BEGIN RECORD EXTRACTS

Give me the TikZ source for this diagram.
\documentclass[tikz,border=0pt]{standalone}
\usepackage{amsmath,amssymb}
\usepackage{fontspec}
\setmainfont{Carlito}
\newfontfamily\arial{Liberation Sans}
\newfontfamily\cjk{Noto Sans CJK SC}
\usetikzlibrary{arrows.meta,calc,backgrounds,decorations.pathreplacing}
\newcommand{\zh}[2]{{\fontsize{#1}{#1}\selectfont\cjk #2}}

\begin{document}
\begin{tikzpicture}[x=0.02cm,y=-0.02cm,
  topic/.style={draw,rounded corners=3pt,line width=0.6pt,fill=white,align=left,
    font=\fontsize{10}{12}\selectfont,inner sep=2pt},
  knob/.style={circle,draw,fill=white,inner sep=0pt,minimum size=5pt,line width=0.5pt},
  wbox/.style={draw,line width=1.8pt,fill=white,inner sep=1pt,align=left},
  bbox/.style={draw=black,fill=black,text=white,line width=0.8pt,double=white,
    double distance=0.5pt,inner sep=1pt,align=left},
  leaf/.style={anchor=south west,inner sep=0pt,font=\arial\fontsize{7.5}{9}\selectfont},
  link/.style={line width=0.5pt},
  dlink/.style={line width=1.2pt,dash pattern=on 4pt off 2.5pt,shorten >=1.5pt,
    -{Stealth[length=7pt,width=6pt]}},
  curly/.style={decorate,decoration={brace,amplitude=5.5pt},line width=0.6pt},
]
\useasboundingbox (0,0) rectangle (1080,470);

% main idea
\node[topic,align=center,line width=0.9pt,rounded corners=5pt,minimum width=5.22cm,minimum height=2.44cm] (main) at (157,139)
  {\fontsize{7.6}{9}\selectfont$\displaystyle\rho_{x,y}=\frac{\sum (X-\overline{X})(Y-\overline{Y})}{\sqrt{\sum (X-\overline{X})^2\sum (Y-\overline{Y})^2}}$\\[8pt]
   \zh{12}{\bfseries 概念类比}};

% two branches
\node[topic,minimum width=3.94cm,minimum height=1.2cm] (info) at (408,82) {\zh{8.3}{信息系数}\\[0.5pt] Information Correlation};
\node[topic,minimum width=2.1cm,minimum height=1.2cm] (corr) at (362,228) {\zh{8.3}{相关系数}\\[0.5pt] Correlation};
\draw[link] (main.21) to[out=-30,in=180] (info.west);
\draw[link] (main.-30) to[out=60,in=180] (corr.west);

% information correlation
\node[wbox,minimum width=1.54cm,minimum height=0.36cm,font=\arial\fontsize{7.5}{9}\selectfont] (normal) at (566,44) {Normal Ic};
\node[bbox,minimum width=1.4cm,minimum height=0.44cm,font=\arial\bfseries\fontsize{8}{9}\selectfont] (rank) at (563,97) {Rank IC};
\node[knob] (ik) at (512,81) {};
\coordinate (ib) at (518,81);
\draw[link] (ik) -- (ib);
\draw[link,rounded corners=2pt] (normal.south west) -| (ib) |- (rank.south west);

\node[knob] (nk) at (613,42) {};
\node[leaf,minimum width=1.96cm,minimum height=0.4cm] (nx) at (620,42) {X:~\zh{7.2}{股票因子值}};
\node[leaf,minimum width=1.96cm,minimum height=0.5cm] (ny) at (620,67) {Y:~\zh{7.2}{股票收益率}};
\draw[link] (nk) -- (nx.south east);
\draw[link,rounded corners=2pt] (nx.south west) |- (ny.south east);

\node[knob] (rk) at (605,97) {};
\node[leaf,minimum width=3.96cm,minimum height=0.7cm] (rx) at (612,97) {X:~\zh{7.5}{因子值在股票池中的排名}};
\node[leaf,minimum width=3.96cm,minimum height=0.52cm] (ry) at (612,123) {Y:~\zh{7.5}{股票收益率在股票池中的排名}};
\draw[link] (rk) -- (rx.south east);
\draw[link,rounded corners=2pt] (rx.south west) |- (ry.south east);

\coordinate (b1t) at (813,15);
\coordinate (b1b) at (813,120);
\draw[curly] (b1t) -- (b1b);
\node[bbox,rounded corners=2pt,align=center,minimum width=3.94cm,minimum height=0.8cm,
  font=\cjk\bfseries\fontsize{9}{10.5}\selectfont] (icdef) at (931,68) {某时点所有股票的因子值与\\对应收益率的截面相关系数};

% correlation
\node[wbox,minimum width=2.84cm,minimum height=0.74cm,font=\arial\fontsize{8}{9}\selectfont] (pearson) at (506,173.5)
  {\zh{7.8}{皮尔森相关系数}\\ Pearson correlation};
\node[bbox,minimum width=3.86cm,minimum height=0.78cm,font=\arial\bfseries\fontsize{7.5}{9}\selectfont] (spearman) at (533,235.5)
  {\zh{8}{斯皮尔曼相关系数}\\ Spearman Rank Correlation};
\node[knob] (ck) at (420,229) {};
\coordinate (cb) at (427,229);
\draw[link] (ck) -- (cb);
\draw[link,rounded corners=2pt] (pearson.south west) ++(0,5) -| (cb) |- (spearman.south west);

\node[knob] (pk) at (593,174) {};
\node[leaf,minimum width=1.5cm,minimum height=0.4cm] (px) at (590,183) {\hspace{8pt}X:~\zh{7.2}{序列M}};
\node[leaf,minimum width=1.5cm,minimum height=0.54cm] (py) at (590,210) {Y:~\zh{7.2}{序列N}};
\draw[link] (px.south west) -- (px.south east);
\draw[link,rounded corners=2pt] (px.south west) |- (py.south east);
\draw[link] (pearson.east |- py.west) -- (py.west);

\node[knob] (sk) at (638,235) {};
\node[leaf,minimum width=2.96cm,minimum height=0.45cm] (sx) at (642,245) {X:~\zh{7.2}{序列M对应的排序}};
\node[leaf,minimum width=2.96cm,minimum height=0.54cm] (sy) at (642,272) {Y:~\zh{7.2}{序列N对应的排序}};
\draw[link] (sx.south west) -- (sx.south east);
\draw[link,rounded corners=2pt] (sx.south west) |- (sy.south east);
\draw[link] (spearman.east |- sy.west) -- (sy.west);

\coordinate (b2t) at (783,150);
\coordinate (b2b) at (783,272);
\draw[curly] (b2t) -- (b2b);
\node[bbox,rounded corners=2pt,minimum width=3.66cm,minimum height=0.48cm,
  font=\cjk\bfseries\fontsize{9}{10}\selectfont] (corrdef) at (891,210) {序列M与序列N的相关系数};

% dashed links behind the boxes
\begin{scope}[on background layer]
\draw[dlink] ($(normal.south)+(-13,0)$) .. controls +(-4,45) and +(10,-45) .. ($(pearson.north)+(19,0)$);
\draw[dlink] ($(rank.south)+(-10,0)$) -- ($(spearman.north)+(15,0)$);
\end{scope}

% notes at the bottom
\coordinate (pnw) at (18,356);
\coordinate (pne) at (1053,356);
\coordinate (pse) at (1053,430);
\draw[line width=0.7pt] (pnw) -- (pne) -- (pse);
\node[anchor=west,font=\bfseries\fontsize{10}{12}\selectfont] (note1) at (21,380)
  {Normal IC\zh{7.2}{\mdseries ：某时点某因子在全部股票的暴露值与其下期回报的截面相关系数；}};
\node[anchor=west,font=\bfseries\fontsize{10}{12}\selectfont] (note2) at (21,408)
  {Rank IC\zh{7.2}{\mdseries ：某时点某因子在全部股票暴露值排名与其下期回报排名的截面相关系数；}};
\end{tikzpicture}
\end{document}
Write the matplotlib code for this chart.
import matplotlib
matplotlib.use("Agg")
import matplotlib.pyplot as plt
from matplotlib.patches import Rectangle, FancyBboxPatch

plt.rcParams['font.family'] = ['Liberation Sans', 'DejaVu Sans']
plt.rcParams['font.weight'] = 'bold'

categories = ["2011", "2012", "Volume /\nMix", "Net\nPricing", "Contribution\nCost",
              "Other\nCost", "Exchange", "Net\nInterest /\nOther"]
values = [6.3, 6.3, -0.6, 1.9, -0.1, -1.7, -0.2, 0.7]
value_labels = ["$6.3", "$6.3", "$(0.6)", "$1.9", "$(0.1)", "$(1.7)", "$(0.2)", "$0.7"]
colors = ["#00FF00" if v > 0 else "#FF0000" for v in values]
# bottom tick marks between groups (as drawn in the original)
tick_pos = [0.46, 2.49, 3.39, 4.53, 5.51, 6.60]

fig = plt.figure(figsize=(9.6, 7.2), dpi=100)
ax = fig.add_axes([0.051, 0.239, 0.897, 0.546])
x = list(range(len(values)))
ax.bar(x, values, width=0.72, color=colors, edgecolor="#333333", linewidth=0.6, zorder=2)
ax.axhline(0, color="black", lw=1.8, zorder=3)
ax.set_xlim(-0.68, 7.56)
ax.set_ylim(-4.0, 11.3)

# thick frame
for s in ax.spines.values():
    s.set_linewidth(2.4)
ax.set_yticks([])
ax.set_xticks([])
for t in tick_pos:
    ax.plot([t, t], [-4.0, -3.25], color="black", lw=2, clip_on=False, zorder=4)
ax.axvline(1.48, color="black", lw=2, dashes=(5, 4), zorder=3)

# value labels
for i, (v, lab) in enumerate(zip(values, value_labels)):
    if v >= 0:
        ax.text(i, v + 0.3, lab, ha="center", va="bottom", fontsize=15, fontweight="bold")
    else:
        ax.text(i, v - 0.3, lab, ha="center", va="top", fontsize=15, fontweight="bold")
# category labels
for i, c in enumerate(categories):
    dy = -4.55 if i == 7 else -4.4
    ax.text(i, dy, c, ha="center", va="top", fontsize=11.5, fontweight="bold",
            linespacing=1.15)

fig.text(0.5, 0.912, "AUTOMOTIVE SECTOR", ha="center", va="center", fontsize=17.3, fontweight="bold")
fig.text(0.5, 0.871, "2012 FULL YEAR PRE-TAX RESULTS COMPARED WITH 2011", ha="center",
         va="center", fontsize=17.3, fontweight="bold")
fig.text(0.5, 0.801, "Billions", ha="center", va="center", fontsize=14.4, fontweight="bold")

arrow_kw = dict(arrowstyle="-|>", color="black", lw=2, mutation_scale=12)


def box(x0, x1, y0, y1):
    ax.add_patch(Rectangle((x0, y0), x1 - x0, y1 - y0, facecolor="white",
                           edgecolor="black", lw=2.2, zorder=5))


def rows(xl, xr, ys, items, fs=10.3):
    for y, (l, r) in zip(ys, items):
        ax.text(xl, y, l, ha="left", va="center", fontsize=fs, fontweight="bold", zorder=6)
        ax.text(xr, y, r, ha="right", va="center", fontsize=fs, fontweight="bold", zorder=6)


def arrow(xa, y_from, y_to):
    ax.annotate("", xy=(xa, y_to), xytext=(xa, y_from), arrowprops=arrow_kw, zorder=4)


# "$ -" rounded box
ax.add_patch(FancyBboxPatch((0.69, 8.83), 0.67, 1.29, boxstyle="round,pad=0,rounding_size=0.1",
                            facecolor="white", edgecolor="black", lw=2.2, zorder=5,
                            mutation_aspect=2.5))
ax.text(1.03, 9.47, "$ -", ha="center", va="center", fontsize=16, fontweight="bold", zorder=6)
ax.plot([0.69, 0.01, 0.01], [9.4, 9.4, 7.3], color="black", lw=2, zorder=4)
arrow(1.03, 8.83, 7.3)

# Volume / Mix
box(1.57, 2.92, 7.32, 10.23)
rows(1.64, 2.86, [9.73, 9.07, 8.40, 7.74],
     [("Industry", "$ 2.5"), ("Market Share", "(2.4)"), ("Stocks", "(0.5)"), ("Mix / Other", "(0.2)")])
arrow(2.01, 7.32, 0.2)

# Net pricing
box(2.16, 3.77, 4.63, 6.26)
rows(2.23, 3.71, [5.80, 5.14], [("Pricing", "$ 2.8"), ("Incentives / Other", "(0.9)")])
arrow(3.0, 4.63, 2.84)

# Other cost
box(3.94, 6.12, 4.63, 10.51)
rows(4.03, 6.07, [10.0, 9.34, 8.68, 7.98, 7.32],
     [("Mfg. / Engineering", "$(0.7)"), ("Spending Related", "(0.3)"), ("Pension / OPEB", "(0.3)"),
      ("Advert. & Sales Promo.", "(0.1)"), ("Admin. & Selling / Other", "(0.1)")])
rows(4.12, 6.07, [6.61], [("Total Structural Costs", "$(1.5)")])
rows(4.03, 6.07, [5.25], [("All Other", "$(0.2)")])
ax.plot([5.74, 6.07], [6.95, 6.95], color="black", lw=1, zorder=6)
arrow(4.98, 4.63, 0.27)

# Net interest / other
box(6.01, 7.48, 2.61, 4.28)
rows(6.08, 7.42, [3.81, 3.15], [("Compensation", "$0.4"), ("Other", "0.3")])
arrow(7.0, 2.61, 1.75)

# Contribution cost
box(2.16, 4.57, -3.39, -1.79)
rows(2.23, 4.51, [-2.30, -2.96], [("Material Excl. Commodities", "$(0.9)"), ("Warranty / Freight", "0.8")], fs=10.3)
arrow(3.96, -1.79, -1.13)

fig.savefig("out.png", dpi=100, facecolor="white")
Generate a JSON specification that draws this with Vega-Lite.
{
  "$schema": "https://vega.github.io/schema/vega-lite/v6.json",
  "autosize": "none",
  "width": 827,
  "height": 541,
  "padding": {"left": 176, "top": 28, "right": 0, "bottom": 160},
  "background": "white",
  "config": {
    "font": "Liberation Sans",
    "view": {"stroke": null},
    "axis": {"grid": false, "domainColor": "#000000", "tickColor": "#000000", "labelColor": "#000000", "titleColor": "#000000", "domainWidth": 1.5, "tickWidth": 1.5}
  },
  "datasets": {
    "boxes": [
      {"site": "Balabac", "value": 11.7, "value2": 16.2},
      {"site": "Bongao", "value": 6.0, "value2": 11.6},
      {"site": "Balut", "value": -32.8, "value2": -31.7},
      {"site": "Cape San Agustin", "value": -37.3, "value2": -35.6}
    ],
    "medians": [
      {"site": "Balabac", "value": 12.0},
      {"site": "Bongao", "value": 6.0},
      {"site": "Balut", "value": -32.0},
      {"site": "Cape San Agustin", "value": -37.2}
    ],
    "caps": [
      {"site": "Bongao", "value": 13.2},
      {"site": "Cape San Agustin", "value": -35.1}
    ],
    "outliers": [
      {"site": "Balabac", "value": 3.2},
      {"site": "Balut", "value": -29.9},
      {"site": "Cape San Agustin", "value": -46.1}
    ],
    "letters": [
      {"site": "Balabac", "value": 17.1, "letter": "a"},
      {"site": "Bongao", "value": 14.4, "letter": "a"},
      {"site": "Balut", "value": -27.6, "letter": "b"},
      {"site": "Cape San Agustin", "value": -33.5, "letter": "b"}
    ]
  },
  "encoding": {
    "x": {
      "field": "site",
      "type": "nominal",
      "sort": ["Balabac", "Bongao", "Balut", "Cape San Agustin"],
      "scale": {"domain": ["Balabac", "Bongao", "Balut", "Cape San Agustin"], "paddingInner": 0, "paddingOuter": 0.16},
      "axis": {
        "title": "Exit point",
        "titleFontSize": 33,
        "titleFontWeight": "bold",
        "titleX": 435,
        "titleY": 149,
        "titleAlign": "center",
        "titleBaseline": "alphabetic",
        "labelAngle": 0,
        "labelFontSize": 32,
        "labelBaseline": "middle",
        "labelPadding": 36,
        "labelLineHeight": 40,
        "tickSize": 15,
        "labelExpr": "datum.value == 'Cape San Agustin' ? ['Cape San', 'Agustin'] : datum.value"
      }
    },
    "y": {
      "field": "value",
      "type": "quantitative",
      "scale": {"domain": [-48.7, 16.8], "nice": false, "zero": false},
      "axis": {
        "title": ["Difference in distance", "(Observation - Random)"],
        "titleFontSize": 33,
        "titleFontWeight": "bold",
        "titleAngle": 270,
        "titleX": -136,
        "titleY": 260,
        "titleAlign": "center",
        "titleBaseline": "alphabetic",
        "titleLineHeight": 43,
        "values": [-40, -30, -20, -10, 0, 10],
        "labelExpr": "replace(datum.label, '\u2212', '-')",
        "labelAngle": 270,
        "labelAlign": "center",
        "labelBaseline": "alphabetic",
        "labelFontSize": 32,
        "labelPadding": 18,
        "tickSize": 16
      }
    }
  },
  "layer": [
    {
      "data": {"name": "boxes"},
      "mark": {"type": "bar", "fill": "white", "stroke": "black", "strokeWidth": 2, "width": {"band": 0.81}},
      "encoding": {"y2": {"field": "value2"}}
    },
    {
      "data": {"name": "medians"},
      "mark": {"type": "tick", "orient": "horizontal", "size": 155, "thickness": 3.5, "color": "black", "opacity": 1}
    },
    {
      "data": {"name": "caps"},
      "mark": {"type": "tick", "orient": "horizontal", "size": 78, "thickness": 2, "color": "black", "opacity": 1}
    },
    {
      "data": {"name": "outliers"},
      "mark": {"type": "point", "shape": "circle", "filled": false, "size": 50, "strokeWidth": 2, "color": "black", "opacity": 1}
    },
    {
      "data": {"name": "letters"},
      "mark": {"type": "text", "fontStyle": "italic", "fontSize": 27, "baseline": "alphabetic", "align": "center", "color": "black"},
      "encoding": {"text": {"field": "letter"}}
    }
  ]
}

END RECORD EXTRACTS

▸ **STATED GOAL**
The lines to extract from the data above begin with the line containing "Write the matplotlib code for this chart." and end with the line containing "plt.rcParams['font.weight'] = 'bold'". Extract them exactly, including both.

▸ **CORRECT ANSWER**
Write the matplotlib code for this chart.
import matplotlib
matplotlib.use("Agg")
import matplotlib.pyplot as plt
from matplotlib.patches import Rectangle, FancyBboxPatch

plt.rcParams['font.family'] = ['Liberation Sans', 'DejaVu Sans']
plt.rcParams['font.weight'] = 'bold'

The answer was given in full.